Column: Time isn’t always on my side

Time. There is never enough of it when we need it most, and it can’t seem to go by fast enough when we want it to.

This entire year I have been racing against time, and it wasn’t until now that I realized I’m losing very badly.

I’ve been racing to get homework done, to study for tests, to get my job done at work, and I’m losing. I’ve put what’s most important to me, the people in my life, on the back burner of my mind.

The other night my roommates, who I’ve been best friends with since freshman year, and I got into a furious argument. The topics at issue were small things that with time became big issues. (It seems like that’s always the case with girls.)

Our problem: we didn’t make the time to sit and talk with each other about issues, and because we hadn’t made time for each other, we had kind of lost sense of who each of us is. Knowing who each of us actually is would have kept us from thinking any of us would deliberately do any of the petty things at issue.

My excuse was I didn’t have enough time. I wasn’t taking enough time to be just one of the girls.

A few nights before the lashing out with my roommates, a friend who was my saving grace freshman year called me. She transferred to Bethel College in St. Paul, Minn., our sophomore year but was always good with keeping in touch.
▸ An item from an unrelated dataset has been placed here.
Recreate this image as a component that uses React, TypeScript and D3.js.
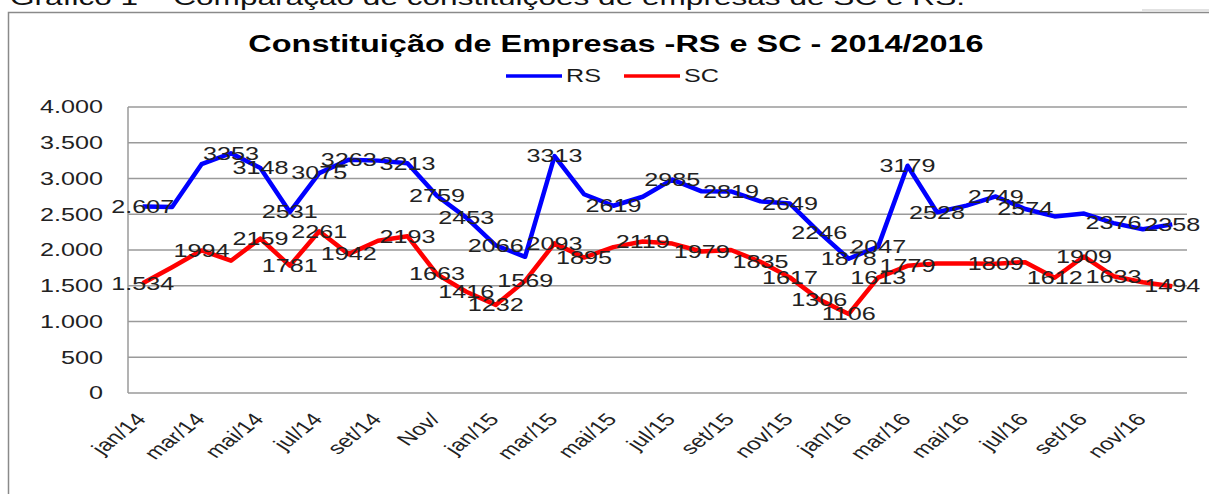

This year, however, keeping in touch has become almost nonexistent.

Our conversation last week was perfect. She called out of the blue at a perfect time. She’s the type of friend who can offer the best advice to any problem, which is what I needed given the situation at hand with my roommates.
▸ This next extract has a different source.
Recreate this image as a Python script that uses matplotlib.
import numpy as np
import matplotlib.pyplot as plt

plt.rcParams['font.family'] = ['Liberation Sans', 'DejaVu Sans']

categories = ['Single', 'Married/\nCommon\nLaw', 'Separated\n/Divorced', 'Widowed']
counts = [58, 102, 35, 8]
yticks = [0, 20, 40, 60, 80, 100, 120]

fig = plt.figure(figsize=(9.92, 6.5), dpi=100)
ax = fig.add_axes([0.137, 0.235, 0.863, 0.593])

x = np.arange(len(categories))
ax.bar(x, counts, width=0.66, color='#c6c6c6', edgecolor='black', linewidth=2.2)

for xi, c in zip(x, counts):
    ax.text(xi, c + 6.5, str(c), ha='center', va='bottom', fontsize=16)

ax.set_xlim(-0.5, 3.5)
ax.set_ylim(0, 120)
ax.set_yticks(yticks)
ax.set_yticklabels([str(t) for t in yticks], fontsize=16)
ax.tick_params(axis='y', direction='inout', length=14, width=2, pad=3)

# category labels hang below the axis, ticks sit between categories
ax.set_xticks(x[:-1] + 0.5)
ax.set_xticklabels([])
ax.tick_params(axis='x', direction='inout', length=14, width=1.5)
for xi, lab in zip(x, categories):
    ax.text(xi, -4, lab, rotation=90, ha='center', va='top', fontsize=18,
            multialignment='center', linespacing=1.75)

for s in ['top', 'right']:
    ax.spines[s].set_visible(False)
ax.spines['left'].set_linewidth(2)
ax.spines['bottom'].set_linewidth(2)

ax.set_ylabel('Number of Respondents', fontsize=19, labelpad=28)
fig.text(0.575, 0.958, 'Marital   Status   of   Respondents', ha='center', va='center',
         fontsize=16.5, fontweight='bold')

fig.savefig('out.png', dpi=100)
We addressed the problem of our lack of communication, and both of our excuses were that we didn’t have enough time.

Also, last week I kept running into friend who I hadn’t seen in a while, and our conversations always picked up right where they had left off. I thought things may be different between us, but they weren’t. We still managed to talk about boys and “The Bachelorette” instead of the awkward, “So, how have you been?” and “How’s your semester going?”

All these friends make us who we are. Whether they are the person who, no matter what they have to say, whenever you see them makes your day better, or the person who, even though you haven’t talked to them in a while, conversation picks up right where it left off, they are all in our lives for a reason. We should make them a priority over anything else.

This entire school year, my life has been centered around grades and raising my GPA. Granted I had a 4.0 first semester, but I’ve lost touch with my family, friends from home and my friends at school. Luckily I have a boyfriend who is just as busy as I am and who understands my crazy, busy journalism life.

My point is college isn’t about grades and GPAs. Those things may matter when applying for your first job, but honestly, what role will they play in your overall future? It’s the relationships we develop in college that influence our futures the most. We shouldn’t put those relationships second or we may find ourselves ahead of the game with no one to celebrate with.

Though it may be hard to tell what time it is from the clocks on Eastern’s campus, don’t wish it away. It’s precious and we should live by maximizing its limits.